[sheepdog] [PATCH RFC] add a new flag of cluster SD_CLUSTER_FLAG_INODE_HASH_CHECK for checking inode object corruption

Thu Jan 30 07:01:22 CET 2014

On Thu, Jan 30, 2014 at 02:50:21PM +0900, Hitoshi Mitake wrote:
> At Thu, 30 Jan 2014 10:07:37 +0800,
> Liu Yuan wrote:
> > 
> > On Thu, Jan 30, 2014 at 10:53:39AM +0900, Hitoshi Mitake wrote:
> > > At Thu, 30 Jan 2014 02:21:54 +0800,
> > > Liu Yuan wrote:
> > > > 
> > > > On Thu, Jan 30, 2014 at 12:20:35AM +0900, Hitoshi Mitake wrote:
> > > > > From: Hitoshi Mitake <mitake.hitoshi at lab.ntt.co.jp>
> > > > > 
> > > > > Current sheepdog cannot handle corruption of inode objects. For
> > > > > example, members like name or nr_copies of sd_inode are broken by
> > > > > silent data corruption of disks, even initialization of sheep
> > > > > processes fail. Because sheep and dog themselves interpret the content
> > > > > of inode objects.
> > > > 
> > > > any resource to confirm so called 'silent data corruption'? Modern disk has
> > > > built-in correction code (RS) for each sector. So either EIO or full data will
> > > > return from disks as far as I know. I've never seen a real 'silent data corruption'
> > > > yet in person. I know many people suspect it would happen, but I think we need
> > > > real proof of it because most of time, it is false positive.
> > > 
> > > This paper is a major source of the "silent data corruption'":
> > > https://www.usenix.org/legacy/events/fast08/tech/full_papers/bairavasundaram/bairavasundaram.pdf
> > > 
> > > Of course the corruption happens rarely. But it can happen so we
> > > should handle it. So we have the majority voting mechanism of "dog vdi
> > > check", no?
> > > 
> > > > 
> > > > > For detecting such a corruption of inode objects, this patch adds a
> > > > > new flag of cluster SD_CLUSTER_FLAG_INODE_HASH_CHECK. If the flag is
> > > > > passed as an option of cluster format (dog cluster format -i), sheep
> > > > > processes belong to the cluster do below actions:
> > > > > 
> > > > > - when the sheep updates inode objects, it stores sha1 value of the
> > > > >   object to xattr (default_write())
> > > > > - when the sheep reads an inode object, it caliculates sha1 value of
> > > > >   the inode object.

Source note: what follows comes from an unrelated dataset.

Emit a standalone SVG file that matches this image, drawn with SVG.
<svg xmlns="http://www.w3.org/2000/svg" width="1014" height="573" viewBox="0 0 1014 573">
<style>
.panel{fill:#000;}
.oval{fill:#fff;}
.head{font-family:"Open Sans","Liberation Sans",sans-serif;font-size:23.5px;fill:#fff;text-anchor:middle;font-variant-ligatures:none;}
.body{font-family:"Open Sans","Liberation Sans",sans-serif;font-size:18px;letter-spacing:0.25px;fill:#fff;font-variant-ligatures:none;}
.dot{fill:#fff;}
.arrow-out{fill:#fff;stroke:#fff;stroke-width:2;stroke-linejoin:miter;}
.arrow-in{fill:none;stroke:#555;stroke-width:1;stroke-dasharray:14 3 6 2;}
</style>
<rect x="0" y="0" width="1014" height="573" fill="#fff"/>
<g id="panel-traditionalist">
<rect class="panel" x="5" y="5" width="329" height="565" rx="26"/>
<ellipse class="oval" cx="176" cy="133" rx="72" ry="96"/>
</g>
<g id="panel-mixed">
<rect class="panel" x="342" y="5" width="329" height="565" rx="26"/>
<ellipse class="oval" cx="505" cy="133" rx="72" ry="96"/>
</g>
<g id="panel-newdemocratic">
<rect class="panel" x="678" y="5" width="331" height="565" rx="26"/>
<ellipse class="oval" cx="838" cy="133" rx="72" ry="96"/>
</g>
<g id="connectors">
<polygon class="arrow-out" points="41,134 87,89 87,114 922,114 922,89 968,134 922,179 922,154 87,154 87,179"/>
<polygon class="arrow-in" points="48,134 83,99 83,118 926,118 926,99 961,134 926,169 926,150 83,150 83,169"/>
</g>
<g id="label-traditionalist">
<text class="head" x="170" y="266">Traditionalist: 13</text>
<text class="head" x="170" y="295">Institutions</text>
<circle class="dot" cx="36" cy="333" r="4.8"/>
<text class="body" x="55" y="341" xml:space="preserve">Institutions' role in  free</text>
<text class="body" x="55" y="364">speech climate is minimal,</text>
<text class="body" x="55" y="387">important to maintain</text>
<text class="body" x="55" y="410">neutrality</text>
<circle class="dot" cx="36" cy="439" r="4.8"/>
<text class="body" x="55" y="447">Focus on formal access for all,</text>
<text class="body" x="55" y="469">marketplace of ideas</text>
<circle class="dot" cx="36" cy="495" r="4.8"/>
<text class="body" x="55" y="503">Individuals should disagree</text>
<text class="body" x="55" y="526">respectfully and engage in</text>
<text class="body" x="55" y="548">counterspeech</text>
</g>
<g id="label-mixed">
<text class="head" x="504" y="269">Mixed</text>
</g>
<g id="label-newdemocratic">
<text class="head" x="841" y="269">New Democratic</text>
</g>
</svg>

Then it compares the caliculated value with the
> > > > >   stored one. If these values differ, the reading causes error
> > > > >   (default_read()).
> > > > > 
> > > > > This checking mechanism prevents interpretation of corrupted inode
> > > > > objects by sheep.
> > > > 
> > > > I don't think we should implement this check in the sheep. It's better to do
> > > > it in dog as a 'check' plugin because
> > > > 
> > > > - no need to introduce imcompatible physical layout (extra xattr)
> > > 
> > > This patch doesn't produce incompatibility. The used xattr is "user.obj.sha1".
> > > 
> > > In addition, the check is done on a cluster which is formatted with
> > > the new -i option. It doesn't affect existing clusters.
> > 
> > > > - dog is in a better position to quorum recovery. even if all the hashes are
> > > >   valid, you can't make sure the consistency between different
> > > >   copies.
> > > 
> > > No. As I described in the commit log, dog cannot detect corruption of
> > > inode object by itself. e.g. if store_policy is corrupted, ordinal
> > > replicated vdi can be seen as a hypervolume. If nr_copies is
> > > corrupted, vdi checking itself must be bogus.
> > 
> > why not? our check firstly get the hash of each inode, so any data corruption
> > in some inode(s) will be detected and possibly fixed if it is minority, no?
> 
> Because "dog vdi check" depends on an inode object. Look at line 1955
> (master branch) of dog/vdi.c. If the inode object read by the
> read_vdi_obj() is corrupted, the checking fails. Assume the member
> nr_copies is broken and has 0 as its value. In such a case, the
> majority voting cannot be done, no?
> 

so can't you write code in dog to handle this case like following:

  read all the replication and check if they are consistency.

Above is the only way you can rely on. Suppose following case:

inode A is corrupted, and nr_copies = 1, and also it is hash happen to be corrupted
too, and the coincidence is that with double corruption, the hash value is
correct on this courrupted inode. so you any inode reader will read this poor
inode A and assume it is valid. How do you handle this?

Thanks
Yuan